*SHORT TASK*
Locate all lines with the word "that" and copy them out.

*EXCERPTED DATA*
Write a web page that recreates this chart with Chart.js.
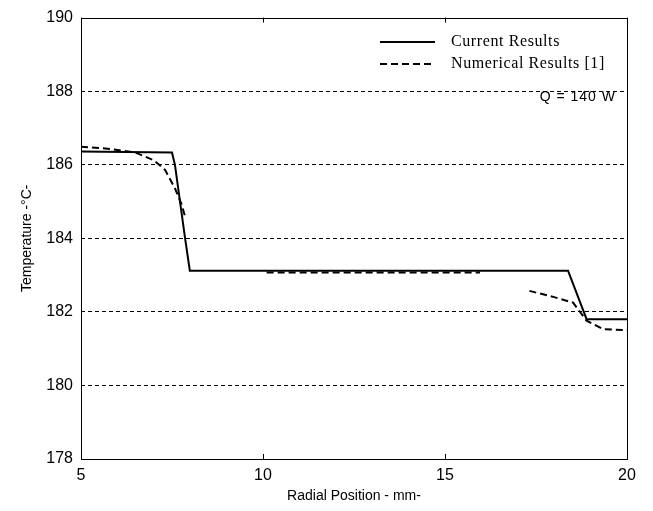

* * *

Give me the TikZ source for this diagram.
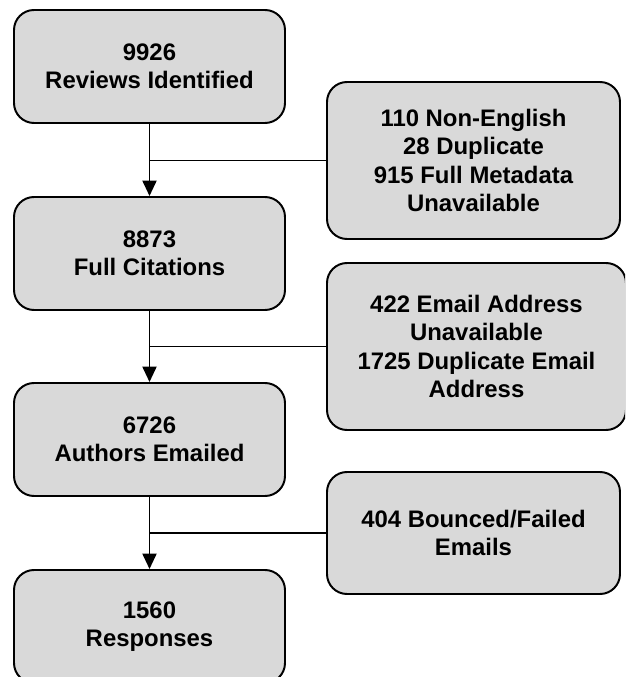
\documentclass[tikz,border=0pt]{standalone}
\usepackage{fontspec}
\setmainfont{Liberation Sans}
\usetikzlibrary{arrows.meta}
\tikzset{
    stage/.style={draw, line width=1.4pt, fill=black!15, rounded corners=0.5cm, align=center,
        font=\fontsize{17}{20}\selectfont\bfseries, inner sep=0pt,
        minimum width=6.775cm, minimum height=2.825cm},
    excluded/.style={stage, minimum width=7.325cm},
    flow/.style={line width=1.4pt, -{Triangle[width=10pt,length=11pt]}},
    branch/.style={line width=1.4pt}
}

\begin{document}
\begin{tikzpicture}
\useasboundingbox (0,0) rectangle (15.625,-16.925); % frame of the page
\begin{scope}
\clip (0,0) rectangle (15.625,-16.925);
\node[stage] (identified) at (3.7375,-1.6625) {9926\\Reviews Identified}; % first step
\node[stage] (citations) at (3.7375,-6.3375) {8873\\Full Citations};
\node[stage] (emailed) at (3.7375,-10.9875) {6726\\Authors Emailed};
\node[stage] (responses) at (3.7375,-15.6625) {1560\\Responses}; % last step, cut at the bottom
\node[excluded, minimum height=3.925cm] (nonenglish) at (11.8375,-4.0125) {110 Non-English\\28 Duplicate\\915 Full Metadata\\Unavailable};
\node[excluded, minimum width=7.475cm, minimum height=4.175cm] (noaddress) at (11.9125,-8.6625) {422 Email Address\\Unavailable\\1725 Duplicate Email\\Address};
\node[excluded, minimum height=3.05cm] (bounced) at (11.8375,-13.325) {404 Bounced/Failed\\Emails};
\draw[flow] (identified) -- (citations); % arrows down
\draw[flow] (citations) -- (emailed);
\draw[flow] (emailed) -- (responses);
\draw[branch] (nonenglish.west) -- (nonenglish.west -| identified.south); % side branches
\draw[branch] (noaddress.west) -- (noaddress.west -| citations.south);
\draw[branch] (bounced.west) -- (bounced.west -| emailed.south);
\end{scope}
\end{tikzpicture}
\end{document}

...

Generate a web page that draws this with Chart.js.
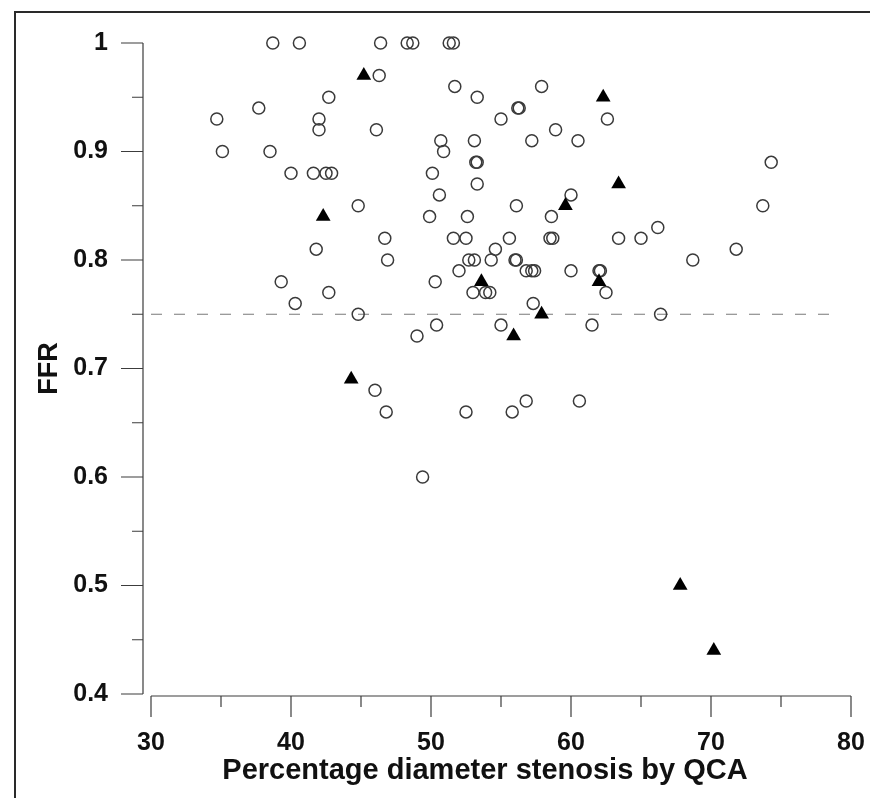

*RESULT BELOW*
Write a web page that recreates this chart with Chart.js.
Generate a web page that draws this with Chart.js.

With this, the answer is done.